Kimiko Gunji learned she had been chosen for the award in early April, but refrained from sharing the news. Once it was announced in Japanese media, Japan House began receiving "abundant emails," Gunji-Ballsrud said.
Japan's imperial family will bestow almost 900 of these orders this year. Fewer than 40 will go to women, and only a handful to women not living in Japan.
Gunji joined the Illinois faculty in 1979. She taught courses in Zen aesthetics, Japanese tea ceremony and flower arranging at Japan House, and a course titled "Rigidity and Flexibility in Japanese Arts and Culture" in the Campus Honors program. She holds a teaching certificate in Japanese dance, and achieved the master level in both flower arranging and tea. She is president of the Illinois Prairie Ikenobo Ikebana (flower arranging study group) and the Urbana-Champaign Association of Chado Urasenke Tankokai Inc. (tea study group).
All along, she was involved with Japan House, initially as assistant to Shozo Sato, the first director. His 1992 retirement coincided with the razing of the Victorian structure on California Avenue that had been home to Japan House since 1975. The university provided land for a new facility, and Gunji spent the next few years raising funds from private donors to finance the construction of a building. A new Japan House, surrounded by traditional Japanese gardens, was dedicated on June 18, 1998, and Gunji was named director.

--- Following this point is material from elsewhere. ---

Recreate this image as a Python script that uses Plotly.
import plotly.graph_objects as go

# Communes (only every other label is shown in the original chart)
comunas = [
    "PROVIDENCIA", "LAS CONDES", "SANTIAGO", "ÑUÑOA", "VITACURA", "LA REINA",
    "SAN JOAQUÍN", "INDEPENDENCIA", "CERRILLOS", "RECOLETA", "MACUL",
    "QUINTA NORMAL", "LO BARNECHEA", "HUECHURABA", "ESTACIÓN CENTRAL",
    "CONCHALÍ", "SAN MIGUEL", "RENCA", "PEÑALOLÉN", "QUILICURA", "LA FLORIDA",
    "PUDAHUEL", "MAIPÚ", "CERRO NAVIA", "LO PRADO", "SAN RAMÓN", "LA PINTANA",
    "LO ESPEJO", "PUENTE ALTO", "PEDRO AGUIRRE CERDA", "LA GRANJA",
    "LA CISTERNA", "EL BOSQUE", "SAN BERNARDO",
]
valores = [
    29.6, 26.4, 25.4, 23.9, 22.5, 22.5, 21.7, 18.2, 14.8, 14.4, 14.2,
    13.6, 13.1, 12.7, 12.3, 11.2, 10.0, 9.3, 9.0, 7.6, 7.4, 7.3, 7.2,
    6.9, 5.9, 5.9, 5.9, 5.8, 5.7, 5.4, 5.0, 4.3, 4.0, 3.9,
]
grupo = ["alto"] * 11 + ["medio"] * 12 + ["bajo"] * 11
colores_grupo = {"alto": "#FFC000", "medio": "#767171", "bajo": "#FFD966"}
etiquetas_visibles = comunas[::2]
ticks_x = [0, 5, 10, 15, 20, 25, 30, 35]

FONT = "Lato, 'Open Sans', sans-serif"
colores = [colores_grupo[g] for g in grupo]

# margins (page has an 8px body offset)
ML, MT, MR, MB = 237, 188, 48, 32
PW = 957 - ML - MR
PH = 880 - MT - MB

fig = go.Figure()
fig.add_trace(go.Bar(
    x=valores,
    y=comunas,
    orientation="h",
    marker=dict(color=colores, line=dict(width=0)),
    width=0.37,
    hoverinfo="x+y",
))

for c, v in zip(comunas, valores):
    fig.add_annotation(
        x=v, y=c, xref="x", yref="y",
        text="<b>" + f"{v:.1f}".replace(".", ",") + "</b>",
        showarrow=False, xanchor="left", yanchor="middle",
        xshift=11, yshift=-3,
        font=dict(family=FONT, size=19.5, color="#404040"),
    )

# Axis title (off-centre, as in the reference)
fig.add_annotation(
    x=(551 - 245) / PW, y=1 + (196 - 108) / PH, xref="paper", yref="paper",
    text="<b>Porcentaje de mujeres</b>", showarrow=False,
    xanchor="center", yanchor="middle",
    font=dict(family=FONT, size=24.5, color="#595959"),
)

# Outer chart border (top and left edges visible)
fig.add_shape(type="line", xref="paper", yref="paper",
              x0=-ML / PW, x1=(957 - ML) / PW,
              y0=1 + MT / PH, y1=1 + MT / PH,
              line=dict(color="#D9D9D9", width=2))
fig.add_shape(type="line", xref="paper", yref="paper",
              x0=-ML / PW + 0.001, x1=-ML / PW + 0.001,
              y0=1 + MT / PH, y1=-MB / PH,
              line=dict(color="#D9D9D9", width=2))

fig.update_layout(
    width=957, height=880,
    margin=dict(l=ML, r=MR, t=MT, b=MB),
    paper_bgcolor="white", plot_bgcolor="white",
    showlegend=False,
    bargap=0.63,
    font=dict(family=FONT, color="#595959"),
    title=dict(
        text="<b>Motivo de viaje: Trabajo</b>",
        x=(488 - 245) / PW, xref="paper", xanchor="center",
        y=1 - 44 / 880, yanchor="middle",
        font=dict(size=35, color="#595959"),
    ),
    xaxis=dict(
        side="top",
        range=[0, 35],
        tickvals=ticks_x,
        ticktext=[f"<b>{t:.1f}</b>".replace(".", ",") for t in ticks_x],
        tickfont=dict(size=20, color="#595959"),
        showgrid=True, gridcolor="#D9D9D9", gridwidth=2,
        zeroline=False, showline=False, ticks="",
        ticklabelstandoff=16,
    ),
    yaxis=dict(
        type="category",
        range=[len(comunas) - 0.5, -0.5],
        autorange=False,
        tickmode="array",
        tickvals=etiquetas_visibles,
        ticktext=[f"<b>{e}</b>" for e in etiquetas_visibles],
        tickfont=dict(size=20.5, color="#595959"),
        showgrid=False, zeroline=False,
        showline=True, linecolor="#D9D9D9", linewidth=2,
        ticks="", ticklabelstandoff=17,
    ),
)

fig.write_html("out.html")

"Here's a little Japanese woman who just said, 'I believe in this, we're going to make it happen,' and she did," Gunji-Ballsrud said. "This was everything to her. She lived and breathed Japan House, not for herself and not really even for the university, but truly to share Japanese arts and culture with the broader community. It was her heart she poured into this."
Gunji-Ballsrud, a professor of graphic design and the interim director of Japan House, said that despite retirement, her mother plans to continue teaching a weekly tea class, a monthly flower-arranging class and her Campus Honors course. She is taking more lessons in tea and flower arranging, accepting more speaking engagements and giving more demonstrations than before.
"My mother's zodiac character is the dragon, which is the only mythical character in the Chinese zodiac," Gunji-Ballsrud said. "These dragons are a force of nature."
Gunji has received numerous awards, including a Campus Award for Excellence in Undergraduate Teaching and an Illinois Arts Council fellowship. On June 14 she will receive a Cultural Achievement award from the Japan American Society of Chicago.
Japan House will host a reception celebrating Gunji's award on June 16 (Saturday) from 5:30 to 7 p.m.